Дети уже были дома, старшие уроки готовили. Вернее, готовила одна Юля, Гаврош же, как всегда, занимался планерами. Настоящее имя его было Костя, но отцу это имя не нравилось, и он окрестил его Гаврошем. Как выпьет, так: «Гаврошик, сынок мой, наследничек». Постепенно и сам Костя привык к этому имени. Гаврош так Гаврош, не мешали б только заниматься любимым делом — планерами.
— Гаврош, ты уроки сделал? — лишь переступив по рог, спросила Фрося, хотя об этом можно было и не спрашивать, ведь в ответ всегда звучало одно и то же: «Давно уже!» Хотя часто случалось, что, придя из школы, он даже не открывал учебников.
— Это только недоразвитые учат уроки. Я и так все знаю.
И странное дело, никогда не уча уроков, Гаврош действительно многое знал, во всяком случае за все три года его учебы Фросю ни разу не вызывали в школу и не ругали за неуспеваемость сына. А за Юлю вызывали, хоть она и тянулась изо всех силенок. Просто мало ей оставалось времени для уроков — считай, все домашнее хозяйство лежало на ней: и в доме прибраться, и корову выгнать-пригнать, и подоить, когда матери дома не бывает, да и за тем же Гаврошем присмотреть. Не говоря уже про Оксанку. Вот кто больше всех тревожил Фросю — самая меньшая. И в кого такая уродилась? До трех лет молчком молчала. К кому только Фрося не обращалась: и к врачам, и к бабкам. Не говорит, и все тут, хоть по глазам видать — все понимает. Как будто нарочно зарок себе дала — молчать. А тут молния. Да такая страшная! Как полыхнет во все небо! Оксанка как раз на окне сидела, в куклы играла. Со страху с окна свалилась, попкой об пол ударилась. Но не заплакала. Встала, попку почесала и говорит: «Сейте нынче побольше овсов — урожай будет хороший».
Фрося и рот раскрыла, ушам своим не поверила.

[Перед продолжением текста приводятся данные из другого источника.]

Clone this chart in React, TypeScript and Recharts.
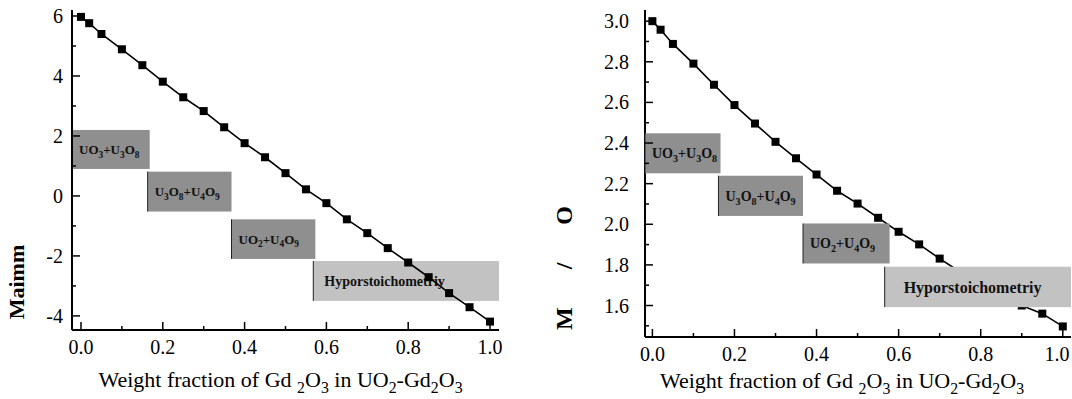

— Это ж кто сказал? Ты, Юлька?
— Нет, мам, не я.
— Гаврош, ты?
— Не-а.
— Неужто Оксанка? Заговорила! Ах ты, моя ясынька! Ах ты, моя разумница! Заговорила!
Но Оксанка, сказав про овсы, опять замолчала — на целый год. Фрося и так к ней и эдак — молчит. И лишь недавно, когда Василий ввалился в избу в обнимку с «блондинкой», Оксанка посмотрела на него и сказала:
— Смотри, папань, допьешься до чертиков.
— До каких чертиков? — удивился тот.
— До зелененьких.
— А ты откуда знаешь, что они зелененькие? — еще больше удивился отец.
— Знаю, — отрезала Оксанка и снова замолчала.
После этого Фрося стала прямо-таки бояться своей меньшой: что она еще скажет? И когда?
В доме все было чисто убрано — Юленька, как всегда, постаралась.
— Мам, садись есть, — пригласила она, — я овсяный кисель сварила.
Фрося оглядела избу, метнула взгляд на печку.
— Отец где?
Гаврош только рукой махнул, дескать, где ему быть — в сельмаге, а Юля разъяснение сделала:
— Гераська Глумной приезжал, вместе на мотоцикле уехали.
— Нашел дружка…
Глумной было прозвищем, а не фамилией, потому что и вправду был он глумным: носился на своем мотоцикле как заведенный и всегда под хмельком. Брат у него работал в районном центре милиционером, вот потому этот Глумной никого и не боялся, летал напролом. Все шофера, кто знал его, сами отворачивали, а кто не знал… Три раза попадал Гераська в аварии, но оставался живым.
— Я везучий, даже не ранетый, — хвастался Глумной и отправлялся покупать новый мотоцикл, — все равно однова живем!